### WHAT THE TASK ASKS
Among the lines below, how many carry the string "this"? Reply with a number and nothing else.

### EXTRACTED DATA
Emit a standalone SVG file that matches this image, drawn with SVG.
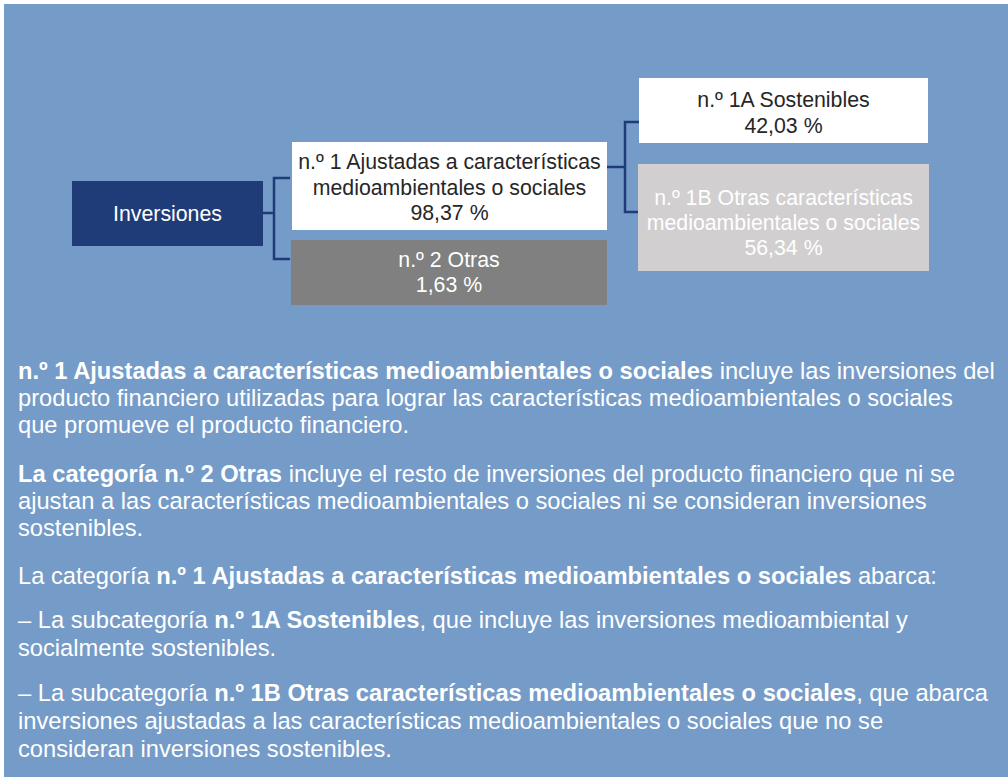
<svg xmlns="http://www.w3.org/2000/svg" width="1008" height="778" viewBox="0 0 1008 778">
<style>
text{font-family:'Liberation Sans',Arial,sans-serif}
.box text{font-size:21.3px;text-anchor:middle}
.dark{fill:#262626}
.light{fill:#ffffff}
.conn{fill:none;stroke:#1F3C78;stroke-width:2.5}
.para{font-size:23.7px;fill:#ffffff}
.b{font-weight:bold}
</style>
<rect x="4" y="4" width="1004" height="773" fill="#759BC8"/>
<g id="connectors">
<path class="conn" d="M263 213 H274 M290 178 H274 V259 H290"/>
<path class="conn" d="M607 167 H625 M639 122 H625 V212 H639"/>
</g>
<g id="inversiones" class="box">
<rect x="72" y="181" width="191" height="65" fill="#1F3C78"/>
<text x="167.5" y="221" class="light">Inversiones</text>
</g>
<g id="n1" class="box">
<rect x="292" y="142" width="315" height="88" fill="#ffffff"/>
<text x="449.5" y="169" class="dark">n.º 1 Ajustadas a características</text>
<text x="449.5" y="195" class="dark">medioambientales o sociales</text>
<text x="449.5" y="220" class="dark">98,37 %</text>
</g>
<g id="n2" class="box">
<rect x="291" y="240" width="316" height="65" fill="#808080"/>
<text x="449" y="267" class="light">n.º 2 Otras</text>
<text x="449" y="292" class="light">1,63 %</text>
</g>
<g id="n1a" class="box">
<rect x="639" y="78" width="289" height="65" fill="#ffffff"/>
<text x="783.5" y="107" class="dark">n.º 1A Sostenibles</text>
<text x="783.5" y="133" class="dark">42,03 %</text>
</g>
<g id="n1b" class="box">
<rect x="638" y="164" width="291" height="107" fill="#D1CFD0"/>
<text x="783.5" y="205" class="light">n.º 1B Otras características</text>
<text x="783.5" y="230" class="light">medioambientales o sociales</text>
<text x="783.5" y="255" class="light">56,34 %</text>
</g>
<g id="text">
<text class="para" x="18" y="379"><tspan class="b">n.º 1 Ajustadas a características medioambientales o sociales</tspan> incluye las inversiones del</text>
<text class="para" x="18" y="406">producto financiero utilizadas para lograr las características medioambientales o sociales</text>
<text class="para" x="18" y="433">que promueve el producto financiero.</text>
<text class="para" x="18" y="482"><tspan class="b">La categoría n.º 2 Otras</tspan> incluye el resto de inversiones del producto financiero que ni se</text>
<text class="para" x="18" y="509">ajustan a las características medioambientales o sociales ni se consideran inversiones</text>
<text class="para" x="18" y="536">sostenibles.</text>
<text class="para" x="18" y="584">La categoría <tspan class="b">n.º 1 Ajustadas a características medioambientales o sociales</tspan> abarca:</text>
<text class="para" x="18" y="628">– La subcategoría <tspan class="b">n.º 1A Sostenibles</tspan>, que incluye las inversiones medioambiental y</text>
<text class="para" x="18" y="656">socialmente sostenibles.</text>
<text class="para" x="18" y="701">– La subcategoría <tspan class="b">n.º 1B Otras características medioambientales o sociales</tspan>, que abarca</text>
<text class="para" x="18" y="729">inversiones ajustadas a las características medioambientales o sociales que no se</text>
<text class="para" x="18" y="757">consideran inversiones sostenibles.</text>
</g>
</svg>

...

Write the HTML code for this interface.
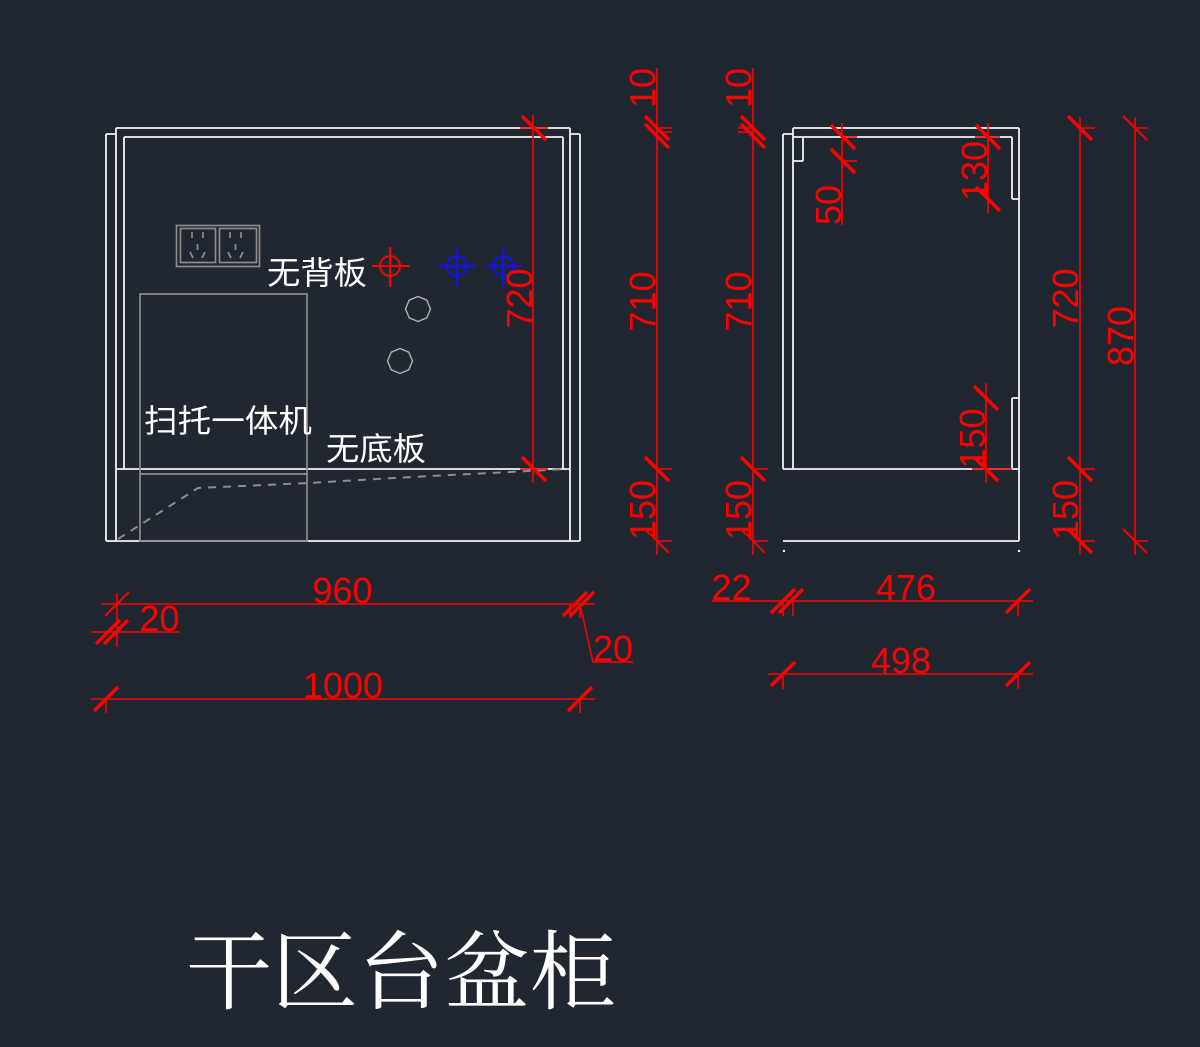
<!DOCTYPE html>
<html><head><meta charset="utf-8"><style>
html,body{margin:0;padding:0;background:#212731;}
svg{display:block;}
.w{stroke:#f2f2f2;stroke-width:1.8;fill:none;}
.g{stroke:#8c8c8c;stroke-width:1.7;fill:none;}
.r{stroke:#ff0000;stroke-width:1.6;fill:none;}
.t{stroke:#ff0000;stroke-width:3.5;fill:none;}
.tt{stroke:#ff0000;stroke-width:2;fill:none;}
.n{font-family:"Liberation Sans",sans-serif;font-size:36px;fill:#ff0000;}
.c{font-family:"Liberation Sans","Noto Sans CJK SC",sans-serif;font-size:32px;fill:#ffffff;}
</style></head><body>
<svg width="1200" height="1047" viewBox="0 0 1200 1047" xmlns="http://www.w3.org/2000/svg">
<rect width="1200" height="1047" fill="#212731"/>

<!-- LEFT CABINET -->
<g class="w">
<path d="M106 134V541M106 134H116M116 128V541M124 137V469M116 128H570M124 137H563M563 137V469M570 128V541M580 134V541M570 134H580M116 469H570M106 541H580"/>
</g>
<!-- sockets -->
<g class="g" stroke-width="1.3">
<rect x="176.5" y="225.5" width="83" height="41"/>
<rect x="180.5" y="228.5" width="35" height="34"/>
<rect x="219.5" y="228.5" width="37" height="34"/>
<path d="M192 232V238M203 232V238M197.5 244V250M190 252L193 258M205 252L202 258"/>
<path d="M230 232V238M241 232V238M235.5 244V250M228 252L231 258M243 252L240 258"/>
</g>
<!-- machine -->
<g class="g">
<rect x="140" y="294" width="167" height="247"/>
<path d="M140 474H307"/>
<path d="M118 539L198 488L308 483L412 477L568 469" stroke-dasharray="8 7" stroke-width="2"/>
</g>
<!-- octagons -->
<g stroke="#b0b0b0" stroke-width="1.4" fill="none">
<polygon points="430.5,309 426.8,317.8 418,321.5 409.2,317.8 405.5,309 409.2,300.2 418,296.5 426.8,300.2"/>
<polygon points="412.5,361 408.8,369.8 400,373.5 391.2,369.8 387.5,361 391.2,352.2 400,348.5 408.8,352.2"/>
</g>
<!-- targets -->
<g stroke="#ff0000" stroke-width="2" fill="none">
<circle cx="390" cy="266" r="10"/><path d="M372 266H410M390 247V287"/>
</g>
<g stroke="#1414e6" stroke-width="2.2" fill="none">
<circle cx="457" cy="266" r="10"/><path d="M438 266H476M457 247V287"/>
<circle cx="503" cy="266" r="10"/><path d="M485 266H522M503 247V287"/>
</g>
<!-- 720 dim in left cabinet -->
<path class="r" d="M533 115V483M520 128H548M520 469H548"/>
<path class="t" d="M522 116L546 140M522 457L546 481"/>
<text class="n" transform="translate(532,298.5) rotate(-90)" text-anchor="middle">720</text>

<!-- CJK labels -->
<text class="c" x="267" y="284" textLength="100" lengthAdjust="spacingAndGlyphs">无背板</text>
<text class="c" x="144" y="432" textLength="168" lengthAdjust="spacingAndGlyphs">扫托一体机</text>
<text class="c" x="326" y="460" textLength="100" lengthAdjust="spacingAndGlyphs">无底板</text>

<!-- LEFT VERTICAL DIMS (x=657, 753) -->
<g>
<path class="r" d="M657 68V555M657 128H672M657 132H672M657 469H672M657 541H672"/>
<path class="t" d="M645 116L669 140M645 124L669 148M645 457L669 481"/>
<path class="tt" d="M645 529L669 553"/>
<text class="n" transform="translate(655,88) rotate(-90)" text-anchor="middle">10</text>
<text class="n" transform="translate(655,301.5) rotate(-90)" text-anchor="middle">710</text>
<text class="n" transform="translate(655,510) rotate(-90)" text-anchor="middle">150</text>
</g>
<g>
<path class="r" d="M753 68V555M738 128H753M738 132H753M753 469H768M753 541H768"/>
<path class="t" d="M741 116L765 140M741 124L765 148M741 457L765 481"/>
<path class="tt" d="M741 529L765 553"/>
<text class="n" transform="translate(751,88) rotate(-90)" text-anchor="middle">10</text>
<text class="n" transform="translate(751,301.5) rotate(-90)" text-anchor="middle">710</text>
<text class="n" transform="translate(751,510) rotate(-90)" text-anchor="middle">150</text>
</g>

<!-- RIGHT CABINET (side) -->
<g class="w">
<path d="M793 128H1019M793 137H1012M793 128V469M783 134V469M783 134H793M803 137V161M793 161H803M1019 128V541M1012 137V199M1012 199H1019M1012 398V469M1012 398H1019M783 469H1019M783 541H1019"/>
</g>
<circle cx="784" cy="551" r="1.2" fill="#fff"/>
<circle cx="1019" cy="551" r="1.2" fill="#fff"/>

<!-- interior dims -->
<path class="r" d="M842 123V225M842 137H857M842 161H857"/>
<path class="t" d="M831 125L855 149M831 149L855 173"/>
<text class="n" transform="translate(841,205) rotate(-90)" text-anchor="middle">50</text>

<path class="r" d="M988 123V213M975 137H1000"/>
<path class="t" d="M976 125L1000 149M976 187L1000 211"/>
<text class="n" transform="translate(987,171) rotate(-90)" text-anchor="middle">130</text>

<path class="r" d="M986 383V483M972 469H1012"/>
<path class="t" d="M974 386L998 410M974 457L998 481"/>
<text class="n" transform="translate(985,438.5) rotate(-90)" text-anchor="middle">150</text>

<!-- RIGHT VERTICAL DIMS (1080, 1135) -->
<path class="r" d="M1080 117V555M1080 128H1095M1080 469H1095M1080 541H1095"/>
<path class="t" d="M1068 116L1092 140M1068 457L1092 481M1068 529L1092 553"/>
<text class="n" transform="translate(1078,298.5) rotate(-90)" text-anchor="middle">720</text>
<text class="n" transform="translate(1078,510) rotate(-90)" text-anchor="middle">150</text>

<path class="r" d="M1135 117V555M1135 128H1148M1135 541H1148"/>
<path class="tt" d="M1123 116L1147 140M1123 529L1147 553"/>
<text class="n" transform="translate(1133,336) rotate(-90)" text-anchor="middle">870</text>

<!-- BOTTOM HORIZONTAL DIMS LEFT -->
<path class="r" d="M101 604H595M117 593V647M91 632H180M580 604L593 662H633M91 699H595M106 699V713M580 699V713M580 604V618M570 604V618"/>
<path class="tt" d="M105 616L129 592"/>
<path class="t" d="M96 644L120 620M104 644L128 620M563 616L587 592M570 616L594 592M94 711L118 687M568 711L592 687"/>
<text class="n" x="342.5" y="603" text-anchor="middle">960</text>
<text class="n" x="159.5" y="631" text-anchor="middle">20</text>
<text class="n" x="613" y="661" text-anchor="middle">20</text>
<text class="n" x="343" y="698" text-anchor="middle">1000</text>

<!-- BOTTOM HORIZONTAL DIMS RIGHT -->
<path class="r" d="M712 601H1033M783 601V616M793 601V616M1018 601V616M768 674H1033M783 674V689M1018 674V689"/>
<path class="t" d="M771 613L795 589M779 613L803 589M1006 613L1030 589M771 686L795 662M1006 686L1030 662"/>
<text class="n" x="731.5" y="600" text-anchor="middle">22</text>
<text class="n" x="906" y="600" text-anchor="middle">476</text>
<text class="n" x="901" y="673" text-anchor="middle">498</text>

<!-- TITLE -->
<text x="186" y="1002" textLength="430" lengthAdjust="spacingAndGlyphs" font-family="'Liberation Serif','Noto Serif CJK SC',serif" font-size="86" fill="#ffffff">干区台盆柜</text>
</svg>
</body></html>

### RESULT OF THE EXERCISE
2